The mill wasn’t just a job. It was literally a part of life for Puebloans and people living near and working in more than 60 Southern Colorado mines that supplied the mill. Every aspect of the company is documented.

Research is by appointment only at the center. Interim director Chris Scheck said many people come to research their family.

Steelworks Center of the West interim director and archivist Chris Shreck stands in the archives research room at the center. It’s where countless people have come to pour over old records, attempting to learn more about a family member that was connected to the CF&I mill. Schrek recalls a time when a person was in the office researching a topic and came across an old photo and gasped, “That’s my aunt!” Sometimes, Schreck said, you’ll find information you didn’t know you were looking for in the archives. (Kara Mason/PULP)


Beyond the office, where people can sprawl out documents, most rooms at the archives look like this:

Many of the documents donated to the Steelworks Center of the West have been archived. They’re noted, boxed and stored like this. Archivists have gone through about half of the documents they’ve recieived, Schrek said.


The Map Room:


More than 30,000 maps make up the map room at the Steelworks Center of the West. Some people come in looking for information on land they’ve purchased. Often, that land was involved in some kind of mining tied to the mill. Other maps note the geology. Many of the maps date back into the late 1800s. They’re kept flat in these cabinets. (Kara Mason/PULP)


Some documents are more popular than others. But even the mundane tell stories of the company. Museum curator Victoria Miller said the thickness of the financial ledgers most often indicate the fiscal health of the mill…

And as the years progressed, so did the documents. Here, Schrek is looking at a hand-written document. Later, of course, documents were typed up instead.

(Kara Mason/PULP)


And fatalgrams were hand-drawn. When an accident resulted in death, the mill would file a report. To do so, they recreated the scene with real people and then sketched the scene. 

Look closely. That’s a man being crushed by a coal cart.
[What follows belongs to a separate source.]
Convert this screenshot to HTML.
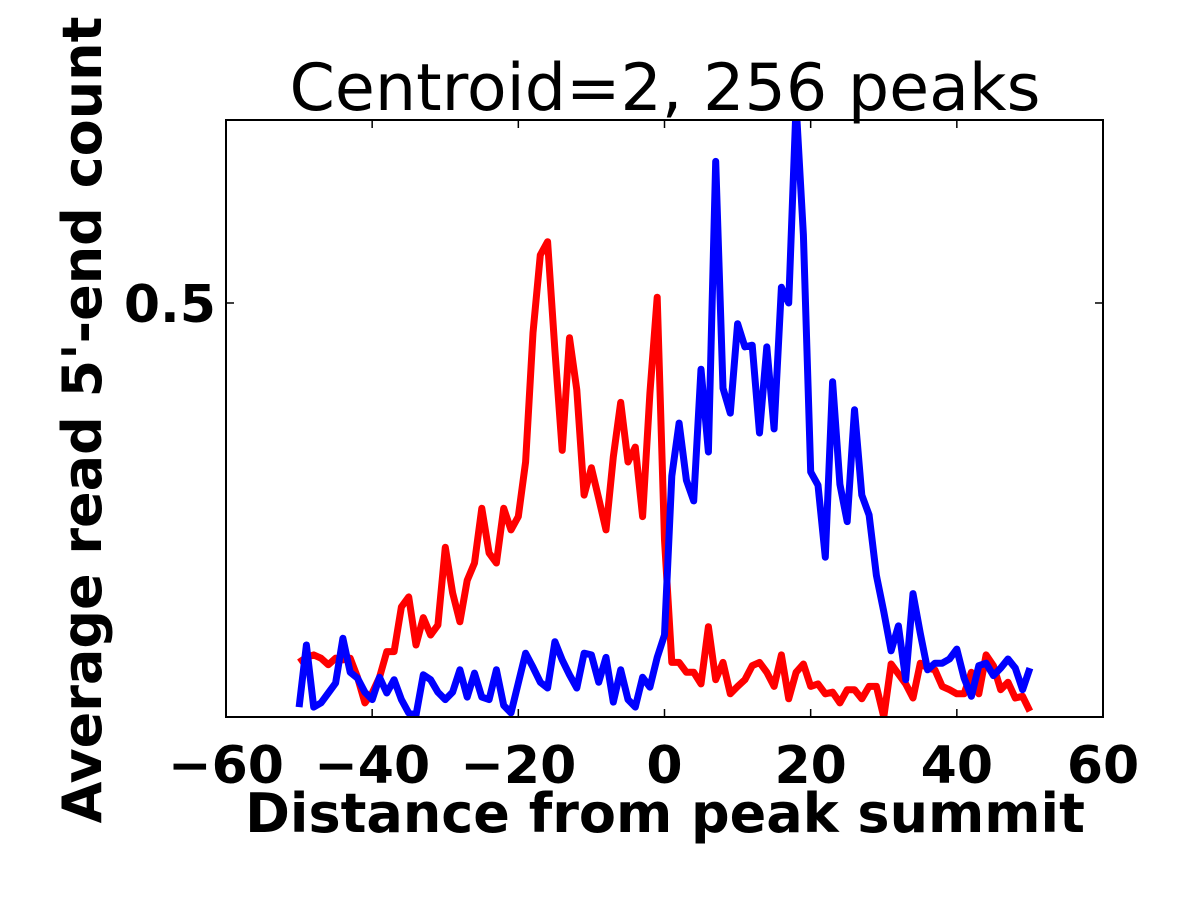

The hand-drawn fatalgram details how Richard Elze’s life ended on Jan. 30, 1940. (Kara Mason/PULP)


The mill’s administration building even had a typewriter repair shop. It’s not open for public viewing. But walking into the shop is like walking into history. 

“It’s as they (the repairmen) just got up and left one day,” Shreck said.

(Kara Mason/PULP)


Tools are still in desks, and typewriters still awaiting repair. Ribbons hang in the back, and news clippings still hang around the office.